Hiding Your Pricing? Why?
Most B2B SaaS companies hide pricing because they're afraid of scaring away prospects before they can get them on a demo. They're actually scaring away the wrong prospects and their best buyers.
The standard playbook says hide pricing, force demo requests, and "educate" prospects on value first. The theory is that price without context creates some sort of cognitive dissonance. Without a sales person saying, "but wait let me explain," there is no sale.
The reality?
No price creates assumption and it's always worse than your actual price.
We ran this test at a software company where our entry price was $199 per month. Our largest competitor started at $599 per month. There was a push from leadership to hide pricing even though we were the price leader in our category.
Without pricing on the website, prospects consistently opened demos with "your pricing seems high for our needs." We weren't losing deals to our actual price. We were losing them to an imagined price they'd anchored to our competitor.
In the absence of our pricing, buyers researched the category and found the market leader talked to them. They assumed we cost the same. We inherited a price perception. Sales spent the first ten minutes of every demo resetting expectations downward instead of demonstrating value.
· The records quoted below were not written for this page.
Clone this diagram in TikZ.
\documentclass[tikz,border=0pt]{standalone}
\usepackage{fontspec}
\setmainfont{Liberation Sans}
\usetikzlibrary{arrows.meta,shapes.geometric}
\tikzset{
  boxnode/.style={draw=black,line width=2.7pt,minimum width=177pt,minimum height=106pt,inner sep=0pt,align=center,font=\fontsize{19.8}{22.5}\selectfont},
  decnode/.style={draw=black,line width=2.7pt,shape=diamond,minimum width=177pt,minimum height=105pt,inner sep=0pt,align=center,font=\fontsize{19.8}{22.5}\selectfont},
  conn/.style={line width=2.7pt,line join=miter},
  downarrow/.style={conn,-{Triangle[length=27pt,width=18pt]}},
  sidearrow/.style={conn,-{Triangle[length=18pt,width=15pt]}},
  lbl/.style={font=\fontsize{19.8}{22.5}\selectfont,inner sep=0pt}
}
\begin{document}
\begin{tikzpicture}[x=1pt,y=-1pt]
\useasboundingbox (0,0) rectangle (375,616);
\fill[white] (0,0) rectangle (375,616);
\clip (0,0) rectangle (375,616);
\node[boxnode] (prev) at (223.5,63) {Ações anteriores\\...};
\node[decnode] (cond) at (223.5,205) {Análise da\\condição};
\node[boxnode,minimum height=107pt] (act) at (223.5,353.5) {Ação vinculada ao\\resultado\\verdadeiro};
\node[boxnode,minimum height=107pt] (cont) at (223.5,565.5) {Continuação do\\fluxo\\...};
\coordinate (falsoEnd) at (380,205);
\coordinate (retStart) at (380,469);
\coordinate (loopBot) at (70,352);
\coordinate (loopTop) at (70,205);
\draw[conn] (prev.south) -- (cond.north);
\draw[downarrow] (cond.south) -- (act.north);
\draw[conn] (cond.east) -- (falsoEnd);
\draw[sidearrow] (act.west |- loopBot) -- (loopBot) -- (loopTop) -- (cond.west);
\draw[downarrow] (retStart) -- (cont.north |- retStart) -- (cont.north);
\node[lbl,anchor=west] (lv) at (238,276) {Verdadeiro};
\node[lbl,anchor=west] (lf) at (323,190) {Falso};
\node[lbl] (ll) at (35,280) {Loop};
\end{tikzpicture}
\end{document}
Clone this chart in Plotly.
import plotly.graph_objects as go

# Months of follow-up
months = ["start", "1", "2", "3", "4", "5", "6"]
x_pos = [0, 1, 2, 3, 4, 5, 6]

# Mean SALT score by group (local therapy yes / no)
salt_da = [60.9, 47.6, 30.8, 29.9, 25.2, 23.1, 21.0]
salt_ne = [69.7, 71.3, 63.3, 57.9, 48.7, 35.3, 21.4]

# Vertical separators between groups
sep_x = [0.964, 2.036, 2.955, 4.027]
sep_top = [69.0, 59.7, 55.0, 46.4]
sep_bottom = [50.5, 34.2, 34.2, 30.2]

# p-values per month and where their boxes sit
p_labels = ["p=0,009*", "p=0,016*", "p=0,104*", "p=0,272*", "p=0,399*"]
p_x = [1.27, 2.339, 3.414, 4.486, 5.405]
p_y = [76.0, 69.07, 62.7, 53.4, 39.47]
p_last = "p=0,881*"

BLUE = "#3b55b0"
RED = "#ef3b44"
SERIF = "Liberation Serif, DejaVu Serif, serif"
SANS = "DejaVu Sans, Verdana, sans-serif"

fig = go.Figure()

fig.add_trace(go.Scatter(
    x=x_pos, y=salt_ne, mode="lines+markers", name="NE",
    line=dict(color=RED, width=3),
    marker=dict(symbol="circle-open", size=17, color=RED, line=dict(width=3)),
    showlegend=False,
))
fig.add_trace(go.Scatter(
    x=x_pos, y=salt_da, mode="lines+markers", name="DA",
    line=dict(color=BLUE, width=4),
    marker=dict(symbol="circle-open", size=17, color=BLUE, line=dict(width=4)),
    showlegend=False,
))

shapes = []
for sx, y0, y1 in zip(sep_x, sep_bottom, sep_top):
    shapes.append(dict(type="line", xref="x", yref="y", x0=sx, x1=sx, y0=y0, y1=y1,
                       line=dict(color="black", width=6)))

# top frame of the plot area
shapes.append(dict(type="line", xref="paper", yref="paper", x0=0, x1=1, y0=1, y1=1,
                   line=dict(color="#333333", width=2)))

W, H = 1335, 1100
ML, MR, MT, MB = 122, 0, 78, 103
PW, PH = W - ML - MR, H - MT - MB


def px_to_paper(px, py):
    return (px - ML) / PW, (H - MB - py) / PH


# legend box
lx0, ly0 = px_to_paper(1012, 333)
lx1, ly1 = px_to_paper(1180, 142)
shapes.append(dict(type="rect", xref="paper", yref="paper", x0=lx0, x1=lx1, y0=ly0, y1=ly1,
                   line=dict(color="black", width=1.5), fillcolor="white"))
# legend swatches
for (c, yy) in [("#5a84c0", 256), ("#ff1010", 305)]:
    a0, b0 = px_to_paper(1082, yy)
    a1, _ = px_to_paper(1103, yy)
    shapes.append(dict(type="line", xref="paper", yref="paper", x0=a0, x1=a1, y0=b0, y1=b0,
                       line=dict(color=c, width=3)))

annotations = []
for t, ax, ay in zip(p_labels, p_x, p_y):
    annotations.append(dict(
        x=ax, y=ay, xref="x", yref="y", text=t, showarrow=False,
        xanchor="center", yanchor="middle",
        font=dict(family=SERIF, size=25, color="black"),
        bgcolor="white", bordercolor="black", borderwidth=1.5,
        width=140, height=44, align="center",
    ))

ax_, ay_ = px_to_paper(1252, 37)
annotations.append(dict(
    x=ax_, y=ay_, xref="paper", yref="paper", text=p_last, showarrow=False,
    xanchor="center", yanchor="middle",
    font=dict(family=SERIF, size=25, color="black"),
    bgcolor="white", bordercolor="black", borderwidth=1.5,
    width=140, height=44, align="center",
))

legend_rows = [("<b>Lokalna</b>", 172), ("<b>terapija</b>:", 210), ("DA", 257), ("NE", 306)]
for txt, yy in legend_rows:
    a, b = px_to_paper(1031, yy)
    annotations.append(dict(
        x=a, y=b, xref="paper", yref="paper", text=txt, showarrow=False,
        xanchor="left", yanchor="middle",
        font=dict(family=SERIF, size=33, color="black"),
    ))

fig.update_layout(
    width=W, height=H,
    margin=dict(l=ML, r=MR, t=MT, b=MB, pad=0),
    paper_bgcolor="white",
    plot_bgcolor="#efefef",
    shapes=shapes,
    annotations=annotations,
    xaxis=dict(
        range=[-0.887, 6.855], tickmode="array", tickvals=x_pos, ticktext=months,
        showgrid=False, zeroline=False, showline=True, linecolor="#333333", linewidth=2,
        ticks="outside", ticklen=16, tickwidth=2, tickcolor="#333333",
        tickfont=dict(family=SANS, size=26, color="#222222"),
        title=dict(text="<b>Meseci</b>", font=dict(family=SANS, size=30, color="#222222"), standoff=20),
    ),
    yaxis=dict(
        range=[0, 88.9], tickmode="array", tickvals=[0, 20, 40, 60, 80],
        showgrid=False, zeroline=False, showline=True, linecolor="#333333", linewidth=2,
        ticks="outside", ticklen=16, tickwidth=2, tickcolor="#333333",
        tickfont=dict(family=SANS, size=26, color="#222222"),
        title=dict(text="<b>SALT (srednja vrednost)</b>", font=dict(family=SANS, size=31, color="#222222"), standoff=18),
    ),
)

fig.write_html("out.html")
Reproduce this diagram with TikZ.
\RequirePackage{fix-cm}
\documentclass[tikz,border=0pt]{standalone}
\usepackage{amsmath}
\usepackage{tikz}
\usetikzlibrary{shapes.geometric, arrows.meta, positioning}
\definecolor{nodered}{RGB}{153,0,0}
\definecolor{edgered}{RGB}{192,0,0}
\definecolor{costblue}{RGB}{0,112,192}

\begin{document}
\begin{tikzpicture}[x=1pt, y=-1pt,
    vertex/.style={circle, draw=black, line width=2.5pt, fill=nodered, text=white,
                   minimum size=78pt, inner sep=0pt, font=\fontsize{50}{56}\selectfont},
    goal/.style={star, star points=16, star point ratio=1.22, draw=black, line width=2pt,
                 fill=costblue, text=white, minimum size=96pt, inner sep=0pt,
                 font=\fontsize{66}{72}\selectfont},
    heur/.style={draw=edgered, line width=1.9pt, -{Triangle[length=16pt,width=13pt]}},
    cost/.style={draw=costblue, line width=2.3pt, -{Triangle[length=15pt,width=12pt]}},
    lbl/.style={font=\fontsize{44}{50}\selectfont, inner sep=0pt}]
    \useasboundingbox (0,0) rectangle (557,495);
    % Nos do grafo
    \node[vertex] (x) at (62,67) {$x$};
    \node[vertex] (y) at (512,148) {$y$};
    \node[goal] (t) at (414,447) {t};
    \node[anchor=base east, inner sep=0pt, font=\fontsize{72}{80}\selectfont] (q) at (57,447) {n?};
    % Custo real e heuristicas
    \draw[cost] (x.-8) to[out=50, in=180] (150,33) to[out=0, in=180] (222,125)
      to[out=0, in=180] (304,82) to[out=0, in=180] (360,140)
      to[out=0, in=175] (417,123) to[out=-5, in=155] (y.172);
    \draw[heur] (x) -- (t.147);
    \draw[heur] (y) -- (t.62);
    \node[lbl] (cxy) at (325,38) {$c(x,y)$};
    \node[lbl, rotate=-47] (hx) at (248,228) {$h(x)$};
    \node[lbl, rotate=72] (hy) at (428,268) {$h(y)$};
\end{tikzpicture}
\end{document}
When we displayed pricing clearly, inbound quality changed immediately. Prospects arrived at demos with budget already validated. Conversations started with "how do we get started?" instead of "how much will this cost?" The sales cycle compressed because we weren't spending cycles on prospects who could never afford us—or thought they couldn't.
Here's what matters: fewer demo requests that convert at higher rates beats more demo requests that waste everyone's time. Without pricing, you optimize for volume. With pricing, you optimize for revenue.
The objection is always "but we'll scare people away." Yes. That's the point. Bad-fit prospects who self-select out are doing you a favor. Every unqualified lead your competitor wastes time on is capacity you can use to close actual deals.
This matters most when you're cheaper than the market leader. Your price is a competitive advantage. Hiding it means prospects never discover it until they're already anchored to higher numbers and skeptical of your quality.
There are legitimate cases for complex pricing: true enterprise implementations, genuinely variable pricing based on usage, or when your differentiation requires significant education. But even then, showing a starting point beats showing nothing.
If you can't explain your price on your website, your sales team can't explain it in demos either. The website just forces you to confront weak positioning earlier.
The real test: if you're cheaper than alternatives, show your price immediately. If you're more expensive, show a starting point with "from" language to set floor expectations. If pricing varies significantly, show the framework and typical ranges. At minimum, provide pricing to qualified leads before they schedule demos.
Transparency on pricing always wins. It doesn't scare away good prospects. It scares away bad ones. Every qualified lead your competitors waste on price mismatches is a lead you could close.
Your pricing page isn't a conversion killer. It's a qualification filter. Use it like one.